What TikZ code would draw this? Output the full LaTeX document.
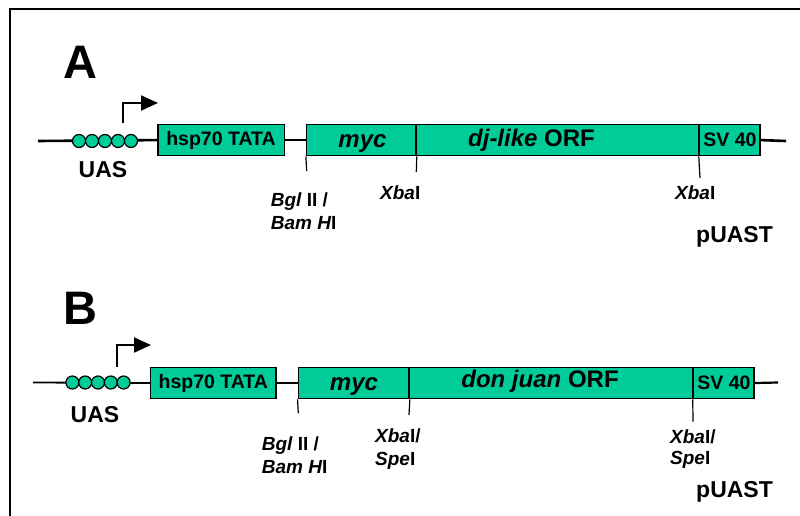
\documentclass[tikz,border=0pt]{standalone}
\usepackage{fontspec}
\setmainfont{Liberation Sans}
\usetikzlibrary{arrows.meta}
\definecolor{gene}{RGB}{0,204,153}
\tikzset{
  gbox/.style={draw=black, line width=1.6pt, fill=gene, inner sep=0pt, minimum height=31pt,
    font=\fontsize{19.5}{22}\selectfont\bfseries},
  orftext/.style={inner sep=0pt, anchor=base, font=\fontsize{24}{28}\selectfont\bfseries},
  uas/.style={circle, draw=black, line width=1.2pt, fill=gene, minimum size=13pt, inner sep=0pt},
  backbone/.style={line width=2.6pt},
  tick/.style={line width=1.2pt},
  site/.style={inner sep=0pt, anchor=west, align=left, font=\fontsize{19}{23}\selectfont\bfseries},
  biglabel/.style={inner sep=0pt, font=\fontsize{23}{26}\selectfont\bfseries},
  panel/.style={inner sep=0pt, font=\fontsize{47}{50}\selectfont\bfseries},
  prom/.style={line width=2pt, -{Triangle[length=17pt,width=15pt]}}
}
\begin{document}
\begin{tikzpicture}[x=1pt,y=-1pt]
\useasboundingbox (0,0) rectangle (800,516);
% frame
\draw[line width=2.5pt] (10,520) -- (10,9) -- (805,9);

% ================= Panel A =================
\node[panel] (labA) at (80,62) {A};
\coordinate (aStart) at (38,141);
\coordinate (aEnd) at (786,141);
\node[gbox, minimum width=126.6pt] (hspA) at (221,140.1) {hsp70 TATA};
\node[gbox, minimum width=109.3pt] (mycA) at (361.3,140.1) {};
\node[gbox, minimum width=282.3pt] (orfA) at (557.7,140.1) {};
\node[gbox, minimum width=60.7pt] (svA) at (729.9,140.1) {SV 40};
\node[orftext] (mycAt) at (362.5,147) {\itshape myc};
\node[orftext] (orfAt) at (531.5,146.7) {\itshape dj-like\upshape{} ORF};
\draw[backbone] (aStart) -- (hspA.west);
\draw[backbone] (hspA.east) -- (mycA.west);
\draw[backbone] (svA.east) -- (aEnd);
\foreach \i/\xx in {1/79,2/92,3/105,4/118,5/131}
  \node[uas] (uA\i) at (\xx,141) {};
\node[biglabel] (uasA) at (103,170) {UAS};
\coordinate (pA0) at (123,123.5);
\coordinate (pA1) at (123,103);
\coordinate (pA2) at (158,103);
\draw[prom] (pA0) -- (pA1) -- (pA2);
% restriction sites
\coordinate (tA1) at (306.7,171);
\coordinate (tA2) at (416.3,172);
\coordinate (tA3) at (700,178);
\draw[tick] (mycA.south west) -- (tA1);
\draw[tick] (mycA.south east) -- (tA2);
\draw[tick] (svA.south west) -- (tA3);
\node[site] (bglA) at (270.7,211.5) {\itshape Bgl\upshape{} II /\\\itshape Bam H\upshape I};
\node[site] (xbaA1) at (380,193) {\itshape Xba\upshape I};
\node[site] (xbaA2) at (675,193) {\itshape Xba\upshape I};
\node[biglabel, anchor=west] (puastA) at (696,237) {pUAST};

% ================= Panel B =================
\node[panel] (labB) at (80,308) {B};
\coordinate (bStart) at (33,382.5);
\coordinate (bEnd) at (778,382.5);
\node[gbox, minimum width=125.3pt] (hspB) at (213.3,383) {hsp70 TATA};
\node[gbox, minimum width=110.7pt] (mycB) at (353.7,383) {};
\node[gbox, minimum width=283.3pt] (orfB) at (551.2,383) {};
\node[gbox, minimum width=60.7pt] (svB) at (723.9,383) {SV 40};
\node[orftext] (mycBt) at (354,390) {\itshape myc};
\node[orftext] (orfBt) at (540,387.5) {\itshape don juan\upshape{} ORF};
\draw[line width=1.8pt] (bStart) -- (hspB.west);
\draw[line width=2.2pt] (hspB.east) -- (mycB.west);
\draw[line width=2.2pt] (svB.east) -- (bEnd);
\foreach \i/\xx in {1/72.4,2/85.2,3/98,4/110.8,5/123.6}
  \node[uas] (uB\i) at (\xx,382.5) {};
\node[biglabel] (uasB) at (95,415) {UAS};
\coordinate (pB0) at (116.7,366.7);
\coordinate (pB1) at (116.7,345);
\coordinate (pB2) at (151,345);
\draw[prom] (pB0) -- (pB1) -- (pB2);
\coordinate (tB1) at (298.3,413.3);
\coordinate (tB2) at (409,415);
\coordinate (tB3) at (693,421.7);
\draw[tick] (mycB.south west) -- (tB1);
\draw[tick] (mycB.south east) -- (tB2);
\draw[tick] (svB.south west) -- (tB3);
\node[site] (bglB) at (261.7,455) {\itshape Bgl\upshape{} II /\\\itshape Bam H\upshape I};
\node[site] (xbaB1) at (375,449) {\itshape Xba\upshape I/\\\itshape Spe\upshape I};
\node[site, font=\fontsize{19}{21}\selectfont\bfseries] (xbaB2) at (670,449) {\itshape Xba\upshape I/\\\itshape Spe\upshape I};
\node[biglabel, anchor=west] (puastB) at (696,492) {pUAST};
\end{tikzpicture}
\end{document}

※ ※ ※

▶ [OBJECTIVE]: Your task is to reproduce all of the material exactly. The pictures stay out.

▶ [WRITTEN ANSWER]:
What TikZ code would draw this? Output the full LaTeX document.
\documentclass[tikz,border=0pt]{standalone}
\usepackage{fontspec}
\setmainfont{Liberation Sans}
\usetikzlibrary{arrows.meta}
\definecolor{gene}{RGB}{0,204,153}
\tikzset{
  gbox/.style={draw=black, line width=1.6pt, fill=gene, inner sep=0pt, minimum height=31pt,
    font=\fontsize{19.5}{22}\selectfont\bfseries},
  orftext/.style={inner sep=0pt, anchor=base, font=\fontsize{24}{28}\selectfont\bfseries},
  uas/.style={circle, draw=black, line width=1.2pt, fill=gene, minimum size=13pt, inner sep=0pt},
  backbone/.style={line width=2.6pt},
  tick/.style={line width=1.2pt},
  site/.style={inner sep=0pt, anchor=west, align=left, font=\fontsize{19}{23}\selectfont\bfseries},
  biglabel/.style={inner sep=0pt, font=\fontsize{23}{26}\selectfont\bfseries},
  panel/.style={inner sep=0pt, font=\fontsize{47}{50}\selectfont\bfseries},
  prom/.style={line width=2pt, -{Triangle[length=17pt,width=15pt]}}
}
\begin{document}
\begin{tikzpicture}[x=1pt,y=-1pt]
\useasboundingbox (0,0) rectangle (800,516);
% frame
\draw[line width=2.5pt] (10,520) -- (10,9) -- (805,9);

% ================= Panel A =================
\node[panel] (labA) at (80,62) {A};
\coordinate (aStart) at (38,141);
\coordinate (aEnd) at (786,141);
\node[gbox, minimum width=126.6pt] (hspA) at (221,140.1) {hsp70 TATA};
\node[gbox, minimum width=109.3pt] (mycA) at (361.3,140.1) {};
\node[gbox, minimum width=282.3pt] (orfA) at (557.7,140.1) {};
\node[gbox, minimum width=60.7pt] (svA) at (729.9,140.1) {SV 40};
\node[orftext] (mycAt) at (362.5,147) {\itshape myc};
\node[orftext] (orfAt) at (531.5,146.7) {\itshape dj-like\upshape{} ORF};
\draw[backbone] (aStart) -- (hspA.west);
\draw[backbone] (hspA.east) -- (mycA.west);
\draw[backbone] (svA.east) -- (aEnd);
\foreach \i/\xx in {1/79,2/92,3/105,4/118,5/131}
  \node[uas] (uA\i) at (\xx,141) {};
\node[biglabel] (uasA) at (103,170) {UAS};
\coordinate (pA0) at (123,123.5);
\coordinate (pA1) at (123,103);
\coordinate (pA2) at (158,103);
\draw[prom] (pA0) -- (pA1) -- (pA2);
% restriction sites
\coordinate (tA1) at (306.7,171);
\coordinate (tA2) at (416.3,172);
\coordinate (tA3) at (700,178);
\draw[tick] (mycA.south west) -- (tA1);
\draw[tick] (mycA.south east) -- (tA2);
\draw[tick] (svA.south west) -- (tA3);
\node[site] (bglA) at (270.7,211.5) {\itshape Bgl\upshape{} II /\\\itshape Bam H\upshape I};
\node[site] (xbaA1) at (380,193) {\itshape Xba\upshape I};
\node[site] (xbaA2) at (675,193) {\itshape Xba\upshape I};
\node[biglabel, anchor=west] (puastA) at (696,237) {pUAST};

% ================= Panel B =================
\node[panel] (labB) at (80,308) {B};
\coordinate (bStart) at (33,382.5);
\coordinate (bEnd) at (778,382.5);
\node[gbox, minimum width=125.3pt] (hspB) at (213.3,383) {hsp70 TATA};
\node[gbox, minimum width=110.7pt] (mycB) at (353.7,383) {};
\node[gbox, minimum width=283.3pt] (orfB) at (551.2,383) {};
\node[gbox, minimum width=60.7pt] (svB) at (723.9,383) {SV 40};
\node[orftext] (mycBt) at (354,390) {\itshape myc};
\node[orftext] (orfBt) at (540,387.5) {\itshape don juan\upshape{} ORF};
\draw[line width=1.8pt] (bStart) -- (hspB.west);
\draw[line width=2.2pt] (hspB.east) -- (mycB.west);
\draw[line width=2.2pt] (svB.east) -- (bEnd);
\foreach \i/\xx in {1/72.4,2/85.2,3/98,4/110.8,5/123.6}
  \node[uas] (uB\i) at (\xx,382.5) {};
\node[biglabel] (uasB) at (95,415) {UAS};
\coordinate (pB0) at (116.7,366.7);
\coordinate (pB1) at (116.7,345);
\coordinate (pB2) at (151,345);
\draw[prom] (pB0) -- (pB1) -- (pB2);
\coordinate (tB1) at (298.3,413.3);
\coordinate (tB2) at (409,415);
\coordinate (tB3) at (693,421.7);
\draw[tick] (mycB.south west) -- (tB1);
\draw[tick] (mycB.south east) -- (tB2);
\draw[tick] (svB.south west) -- (tB3);
\node[site] (bglB) at (261.7,455) {\itshape Bgl\upshape{} II /\\\itshape Bam H\upshape I};
\node[site] (xbaB1) at (375,449) {\itshape Xba\upshape I/\\\itshape Spe\upshape I};
\node[site, font=\fontsize{19}{21}\selectfont\bfseries] (xbaB2) at (670,449) {\itshape Xba\upshape I/\\\itshape Spe\upshape I};
\node[biglabel, anchor=west] (puastB) at (696,492) {pUAST};
\end{tikzpicture}
\end{document}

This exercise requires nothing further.